According to data from CDR.fyi (2025), Microsoft recently accounted for a whopping 93.8% of the total market volume in a single record-breaking quarter. In any other sector of the economy, a single buyer controlling over 90% of the volume would be viewed as a structural risk, not a success story. Microsoft was the sole architect of the price curve, the primary validator of technology, and the only exit strategy for developers.
As noted in our recent joint report with Calyx Global, The State of Quality and Pricing in the VCM: 2026, while price discovery is finally progressing, it is doing so unevenly. The danger of a market of one is exactly what we are seeing now: extreme fragility. When the lead buyer pauses to manage their own internal headwinds, such as the energy demands of AI, the house of cards wobbles. We must stop pretending that a handful of Silicon Valley giants can carry the weight of the global net-zero transition alone.
The Trap of Devaluing the Present
One of the most damaging unintended consequences of the recent obsession with high-tech removals has been the negative impact on non-removal offsets. In its quest for perfect carbon accounting, Microsoft and its peers shifted their focus almost exclusively to removals, often speaking of avoidance or nature-based credits as if they were a secondary, or even tainted, asset class.
This rhetoric trickled down, leading many corporate buyers to abandon avoidance projects entirely for fear of greenwashing accusations, even when those projects were of the highest integrity. Our research directly challenges this thinking. We’ve said it many times, but we will keep saying it until the misperception no longer exists: There is no reason why removals are higher quality than avoidance credits.

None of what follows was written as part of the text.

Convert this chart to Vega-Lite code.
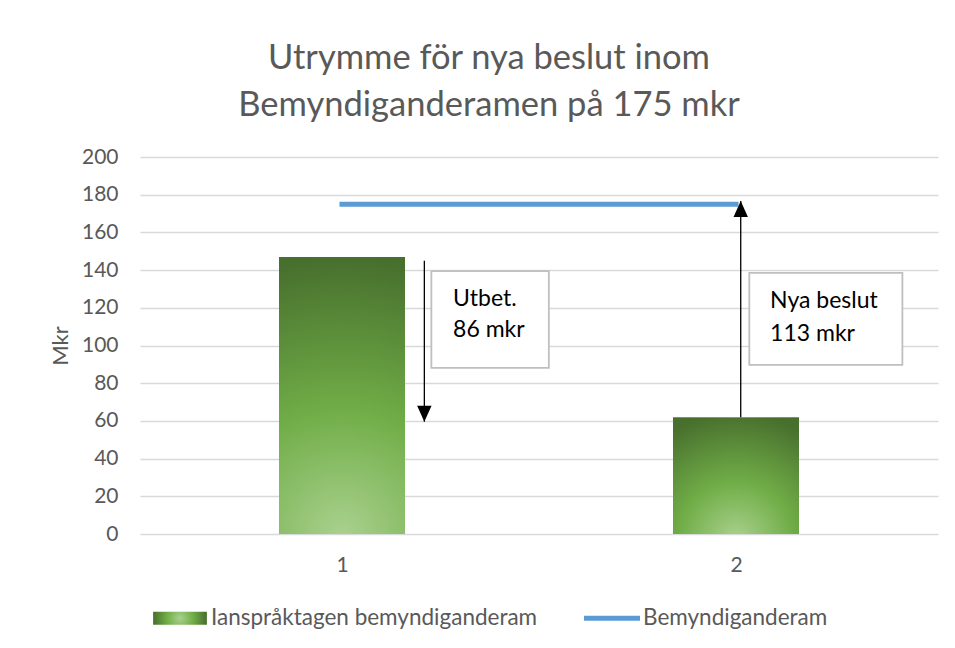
{
  "$schema": "https://vega.github.io/schema/vega-lite/v6.json",
  "width": 798,
  "height": 377,
  "autosize": "none",
  "padding": {"left": 140, "top": 157, "right": 17, "bottom": 114},
  "background": "white",
  "config": {
    "font": "Lato",
    "view": {"stroke": null},
    "axis": {"labelFont": "Lato", "titleFont": "Lato"},
    "axisY": {
      "tickCount": 12,
      "labelOverlap": false,
      "titleFontSize": 22,
      "titleFontWeight": "normal",
      "titleColor": "#595959",
      "titlePadding": 9,
      "labelFontSize": 21,
      "labelColor": "#595959",
      "labelPadding": 22,
      "ticks": false,
      "domain": false,
      "gridColor": "#d9d9d9",
      "gridWidth": 1.3
    }
  },
  "title": {
    "text": ["Utrymme för nya beslut inom", "Bemyndiganderamen på 175 mkr"],
    "font": "Lato",
    "fontSize": 34.5,
    "fontWeight": "normal",
    "color": "#595959",
    "anchor": "middle",
    "frame": "group",
    "dx": -50,
    "lineHeight": 47,
    "offset": 23
  },
  "datasets": {
    "bars": [
      {"kategori": 1, "mkr": 147},
      {"kategori": 2, "mkr": 62}
    ],
    "ram": [
      {"kategori": 1, "mkr": 175, "serie": "Bemyndiganderam"},
      {"kategori": 2, "mkr": 175, "serie": "Bemyndiganderam"}
    ],
    "pilar": [
      {"x": 1.209, "fran": 145, "till": 59.6, "riktning": "ned"},
      {"x": 2.012, "fran": 62, "till": 176.6, "riktning": "upp"}
    ],
    "rutor": [
      {"x": 1.2268, "x2": 1.525, "y": 139.5, "y2": 88.1},
      {"x": 2.0338, "x2": 2.4223, "y": 138.5, "y2": 89.7}
    ],
    "texter": [
      {"x": 1.282, "y": 124.7, "text": "Utbet."},
      {"x": 1.282, "y": 108.2, "text": "86 mkr"},
      {"x": 2.0865, "y": 123.6, "text": "Nya beslut"},
      {"x": 2.0865, "y": 106.1, "text": "113 mkr"}
    ]
  },
  "layer": [
    {
      "data": {"name": "bars"},
      "mark": {
        "type": "bar",
        "width": 126,
        "color": {
          "gradient": "radial",
          "x1": 0.5, "y1": 1, "r1": 0,
          "x2": 0.5, "y2": 1, "r2": 1,
          "stops": [
            {"offset": 0, "color": "#a9d18e"},
            {"offset": 0.45, "color": "#70ad47"},
            {"offset": 1, "color": "#476f2d"}
          ]
        }
      },
      "encoding": {
        "x": {
          "field": "kategori",
          "type": "quantitative",
          "title": null,
          "scale": {"domain": [0.5, 2.5], "nice": false, "zero": false},
          "axis": {
            "values": [1, 2],
            "format": "d",
            "title": null,
            "grid": false,
            "ticks": false,
            "domain": false,
            "labelFontSize": 21,
            "labelColor": "#595959",
            "labelPadding": 20
          }
        },
        "y": {
          "field": "mkr",
          "type": "quantitative",
          "title": "Mkr",
          "scale": {"domain": [0, 200], "nice": false},
          "axis": {
            "values": [0, 20, 40, 60, 80, 100, 120, 140, 160, 180, 200],
            "tickCount": 12,
            "labelOverlap": false,
            "title": "Mkr"
          }
        }
      }
    },
    {
      "data": {"name": "ram"},
      "mark": {"type": "line", "strokeWidth": 5, "strokeCap": "square"},
      "encoding": {
        "x": {"field": "kategori", "type": "quantitative", "title": null},
        "y": {
          "field": "mkr",
          "type": "quantitative",
          "title": "Mkr",
          "axis": {
            "values": [0, 20, 40, 60, 80, 100, 120, 140, 160, 180, 200],
            "tickCount": 12,
            "labelOverlap": false,
            "title": "Mkr"
          }
        },
        "color": {
          "field": "serie",
          "type": "nominal",
          "scale": {
            "domain": ["Ianspråktagen bemyndiganderam", "Bemyndiganderam"],
            "range": ["#70ad47", "#5b9bd5"]
          },
          "legend": {
            "orient": "none",
            "legendX": 12,
            "legendY": 433,
            "direction": "horizontal",
            "title": null,
            "labelFont": "Lato",
            "labelFontSize": 22.5,
            "labelColor": "#595959",
            "labelOffset": 3,
            "labelLimit": 500,
            "columnPadding": 46,
            "symbolSize": 3136,
            "symbolStrokeWidth": 0,
            "encode": {
              "symbols": {
                "update": {
                  "shape": {"signal": "datum.value === 'Bemyndiganderam' ? 'M-1,-0.09L1,-0.09L1,0.09L-1,0.09Z' : 'M-0.96,-0.23L0.96,-0.23L0.96,0.23L-0.96,0.23Z'"},
                  "fill": {"signal": "datum.value === 'Bemyndiganderam' ? '#5b9bd5' : {gradient: 'radial', x1: 0.5, y1: 0.5, r1: 0, x2: 0.5, y2: 0.5, r2: 0.5, stops: [{offset: 0, color: '#a9d18e'}, {offset: 0.5, color: '#70ad47'}, {offset: 1, color: '#476f2d'}]}"},
                  "fillOpacity": {"value": 1},
                  "stroke": {"value": "transparent"},
                  "strokeWidth": {"value": 0}
                }
              }
            }
          }
        }
      }
    },
    {
      "data": {"name": "pilar"},
      "mark": {"type": "rule", "color": "black", "strokeWidth": 1.3},
      "encoding": {
        "x": {"field": "x", "type": "quantitative", "title": null},
        "y": {"field": "fran", "type": "quantitative", "title": "Mkr"},
        "y2": {"field": "till"}
      }
    },
    {
      "data": {"name": "pilar"},
      "mark": {"type": "point", "filled": true, "color": "black", "opacity": 1, "size": 1024, "strokeWidth": 0},
      "encoding": {
        "x": {"field": "x", "type": "quantitative", "title": null},
        "y": {"field": "till", "type": "quantitative", "title": "Mkr"},
        "shape": {
          "field": "riktning",
          "type": "nominal",
          "scale": {"domain": ["ned", "upp"], "range": ["M-0.45,-1L0.45,-1L0,0Z", "M-0.45,1L0.45,1L0,0Z"]},
          "legend": null
        }
      }
    },
    {
      "data": {"name": "rutor"},
      "mark": {"type": "rect", "fill": "white", "stroke": "#bfbfbf", "strokeWidth": 1.8},
      "encoding": {
        "x": {"field": "x", "type": "quantitative", "title": null},
        "x2": {"field": "x2"},
        "y": {"field": "y", "type": "quantitative", "title": "Mkr"},
        "y2": {"field": "y2"}
      }
    },
    {
      "data": {"name": "texter"},
      "mark": {"type": "text", "align": "left", "baseline": "middle", "font": "Lato", "fontSize": 23, "color": "black"},
      "encoding": {
        "x": {"field": "x", "type": "quantitative", "title": null},
        "y": {"field": "y", "type": "quantitative", "title": "Mkr"},
        "text": {"field": "text"}
      }
    }
  ]
}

In fact, looking at the 1,000+ ratings analyzed in our latest report, we see a very similar distribution of GHG integrity across both project types. This is a strategic mistake for the planet. While we absolutely need CDR to reach our 2050 goals, we are currently in a race against time to protect the carbon sinks we already have. By devaluing avoidance, the Microsoft Effect has inadvertently drained capital from the very projects that prevent emissions today.
As the 2026 report highlights, planting a tree (a removal) is no more real than eliminating refrigerant gas at a destruction facility (avoidance). Yet, the market continues to reward the type of project rather than its actual quality.
The Mirage of Unrealistic Pricing
The scale of Microsoft’s involvement also contributed to a price mirage that has distorted the broader VCM. By signing multi-megatonne deals for high-durability removals, they set a benchmark that is untethered from the reality of the average mid-cap corporation.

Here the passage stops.